Surprisingly, McGinn wasn’t asked about what Mallahan in particular has been describing as his flip flop over the viaduct.
Why are you surprised? First off, these are undecided voters. The people who are passionate about the tunnel one way or the other, who would ask that as their only question at a town hall (even in West Seattle) have made up their mind about the mayor’s race. They’ve got better things to do on a Saturday.
More important though, nobody outside of the political class thinks that the tunnel is the issue of the campaign. Sure it’s important, and it’s where one of the biggest distinctions can be drawn. But people are more concerned with, for example, crime and education than they are about a few miles of a state highway.

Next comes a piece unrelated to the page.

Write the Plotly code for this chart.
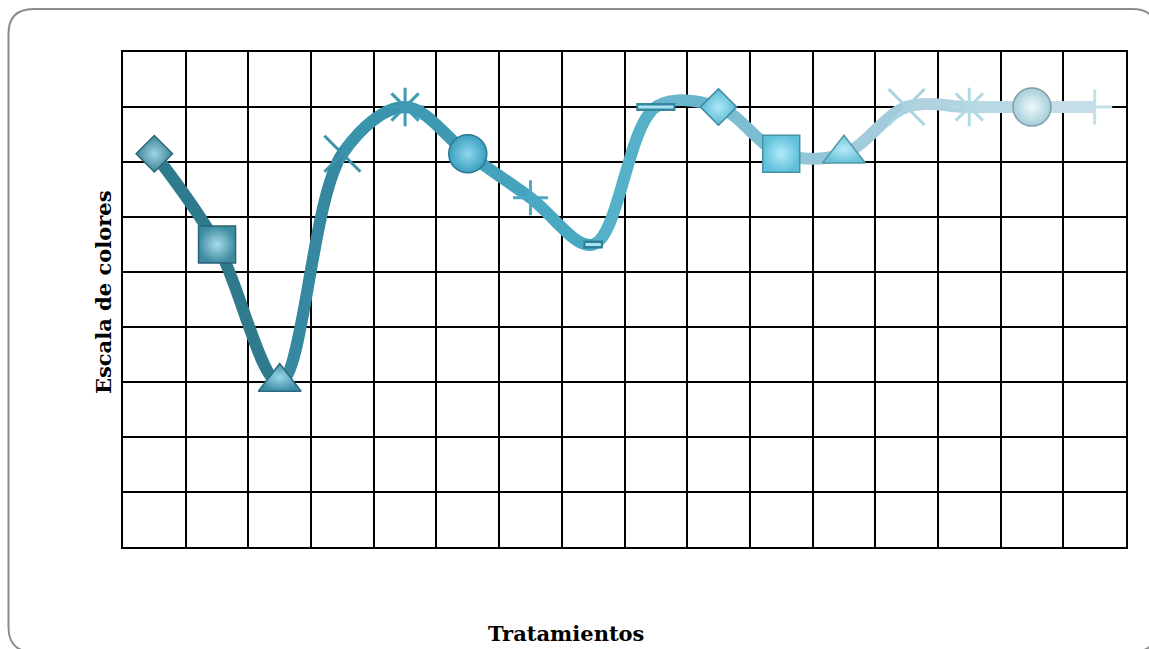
import plotly.graph_objects as go

# Treatments on the x axis and their colour-scale readings
tratamientos = [f"T{i}" for i in range(1, 17)]
escala = [7.15, 5.5, 3.0, 7.15, 8.0, 7.15, 6.35, 5.5,
          8.0, 8.0, 7.15, 7.15, 8.0, 8.0, 8.0, 8.0]

# Per-point styling (marker shapes cycle like an office chart palette)
simbolos = ["diamond", "square", "triangle-up", "x-thin", "asterisk", "circle",
            "cross-thin", "line-ew", "line-ew", "diamond", "square", "triangle-up",
            "x-thin", "asterisk", "circle", "cross-thin"]
tamanos = [28, 37, 37, 36, 32, 38, 25, 14, 28, 28, 37, 37, 36, 32, 38, 25]
color_punto = ["#3a8497", "#3d8ba0", "#3b8ea8", "#3b93ab", "#3f9ab3", "#3aa0c0",
               "#4aabc6", "#47acc8", "#4db3cf", "#56b9d4", "#5fc0da", "#68c2da",
               "#a8d5e2", "#b2dae5", "#a6cdd8", "#c3e0e8"]
color_brillo = ["#9fd3e2", "#a8dceb", "#9ad6e8", "#3b93ab", "#3f9ab3", "#8fd6ec",
                "#4aabc6", "#a6e6f6", "#aeeaf8", "#aee8f7", "#b4ebf9", "#b8ebf8",
                "#a8d5e2", "#b2dae5", "#eefafd", "#c3e0e8"]
color_borde = ["#2b6676", "#2a6475", "#2c6b7f", "#3b93ab", "#3f9ab3", "#2b7890",
               "#4aabc6", "#2f7f98", "#35869e", "#3a88a0", "#4590a6", "#5597aa",
               "#a8d5e2", "#b2dae5", "#7a9fab", "#c3e0e8"]
color_tramo = ["#2f7b8e", "#307a8e", "#3588a0", "#3a94ac", "#3e9ab3", "#45a3bd",
               "#49a9c3", "#55b0c8", "#69b6cc", "#7dbdd1", "#93c6d6", "#a2ccdb",
               "#b0d3df", "#bad8e3", "#c5dde6"]

n = len(escala)
ancho_px = 1003.0
e = 0.5 / ancho_px  # tiny overlap between neighbouring line pieces
BASE = 10           # first axis number used by the curve pieces
MARK = 40           # axis number for the marker layer (drawn last)
Y_RANGE = [0, 9]

fig = go.Figure()
layout_axes = {}

# Hover layer on the main subplot (it also carries the grid)
fig.add_trace(go.Scatter(
    x=list(range(n)), y=escala, mode="markers", text=tratamientos,
    marker=dict(size=30, opacity=0), showlegend=False,
    hovertemplate="%{text}: %{y}<extra></extra>"))

# Each curve piece lives in its own clipped sub-area so it can carry its own
# colour while following the same smooth spline through the neighbours.
for i in range(n - 1):
    idx = list(range(max(0, i - 1), min(n, i + 3)))
    num = BASE + i
    fig.add_trace(go.Scatter(
        x=idx, y=[escala[k] for k in idx], xaxis=f"x{num}", yaxis="y2",
        mode="lines", line=dict(color=color_tramo[i], width=12,
                                shape="spline", smoothing=1, simplify=False),
        hoverinfo="skip", showlegend=False))
    layout_axes[f"xaxis{num}"] = dict(
        domain=[(i + 0.5) / n - e, (i + 1.5) / n + e],
        range=[i - n * e, i + 1 + n * e], anchor="y2", visible=False,
        fixedrange=True)

# Markers on top of all curve pieces
lineales = ("x-thin", "asterisk", "cross-thin", "line-ew")
fig.add_trace(go.Scatter(
    x=list(range(n)), y=escala, xaxis=f"x{MARK}", yaxis="y2", mode="markers",
    cliponaxis=False, showlegend=False, hoverinfo="skip",
    marker=dict(symbol=simbolos, size=tamanos, color=color_punto, opacity=1,
                gradient=dict(type="radial", color=color_brillo),
                line=dict(color=color_borde,
                          width=[(8 if s == "line-ew" else 3) if s in lineales else 1.5
                                 for s in simbolos]))))

# Light highlight inside the dash markers
guiones = [k for k, s in enumerate(simbolos) if s == "line-ew"]
fig.add_trace(go.Scatter(
    x=guiones, y=[escala[k] for k in guiones], xaxis=f"x{MARK}", yaxis="y2",
    mode="markers", cliponaxis=False, showlegend=False, hoverinfo="skip",
    marker=dict(symbol="line-ew", size=[tamanos[k] - 3 for k in guiones], opacity=1,
                line=dict(color="#a9e6f5", width=3))))

layout_axes[f"xaxis{MARK}"] = dict(domain=[0, 1], range=[-0.5, n - 0.5],
                                   anchor="y2", visible=False, fixedrange=True)
# Hidden twin of the value axis, so the grid is only drawn once, underneath
layout_axes["yaxis2"] = dict(domain=[0, 1], range=Y_RANGE, anchor=f"x{MARK}",
                             visible=False, fixedrange=True)

L, T, W, H = 123, 52, 1003, 495


def px(x):
    return (x - L) / W


def py(y):
    return (T + H - y) / H


# Rounded outer frame of the chart area
x0, y0, x1, y1, r = 8.5, 9, 1157, 652, 25
frame = (f"M {px(x0 + r)},{py(y0)} L {px(x1 - r)},{py(y0)} "
         f"Q {px(x1)},{py(y0)} {px(x1)},{py(y0 + r)} "
         f"L {px(x1)},{py(y1 - r)} Q {px(x1)},{py(y1)} {px(x1 - r)},{py(y1)} "
         f"L {px(x0 + r)},{py(y1)} Q {px(x0)},{py(y1)} {px(x0)},{py(y1 - r)} "
         f"L {px(x0)},{py(y0 + r)} Q {px(x0)},{py(y0)} {px(x0 + r)},{py(y0)} Z")

grid = dict(showgrid=True, gridcolor="#000000", gridwidth=2, showticklabels=False,
            ticks="", showline=True, linecolor="#000000", linewidth=2,
            mirror=True, zeroline=False, fixedrange=True)

fig.update_layout(
    width=1149, height=649,
    margin=dict(l=L, r=1149 - L - W, t=T, b=649 - T - H),
    paper_bgcolor="#ffffff", plot_bgcolor="rgba(0,0,0,0)",
    hovermode="closest",
    xaxis=dict(range=[-0.5, n - 0.5], tickmode="array",
               tickvals=[k - 0.5 for k in range(n + 1)], anchor="y", **grid),
    yaxis=dict(range=Y_RANGE, tickmode="linear", tick0=0, dtick=1, anchor="x", **grid),
    shapes=[dict(type="path", xref="paper", yref="paper", path=frame,
                 line=dict(color="#8c8c8c", width=2), layer="below")],
    annotations=[
        dict(text="<b>Tratamientos</b>", xref="paper", yref="paper",
             x=px(566), y=py(633), xanchor="center", yanchor="middle",
             showarrow=False, font=dict(family="DejaVu Serif", size=21, color="#000")),
        dict(text="<b>Escala de colores</b>", xref="paper", yref="paper",
             x=px(103), y=py(292), xanchor="center", yanchor="middle", textangle=-90,
             showarrow=False, font=dict(family="DejaVu Serif", size=21, color="#000")),
    ],
    **layout_axes,
)

fig.write_html("out.html")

But of course, reporters who drive into Belltown from all across the region and leave before the crackheads come out probably put a higher emphasis on traffic on 99 than on crime in the city. And if they’re sending their children to Bellevue or Edmonds public schools, they probably don’t care as much about education as a parent worried about the quality of their neighborhood school. In fact, they’re more likely to laugh off McGinn’s education plans as unrealistic or someone else’s job.
Still, reporters, in these last few days of the campaign, please don’t be surprised that people care about more than just the tunnel. Don’t be surprised that Seattle voters care about rising crime, or that we care about the cultural institutions of the city, and dealing with the dropout problem. Please consider that whoever we support, we might care about parks and neighborhoods. Please also understand that we think transportation is more than just the Viaduct: that we want improved bike lanes, better mass transit, and a road system that works throughout the city.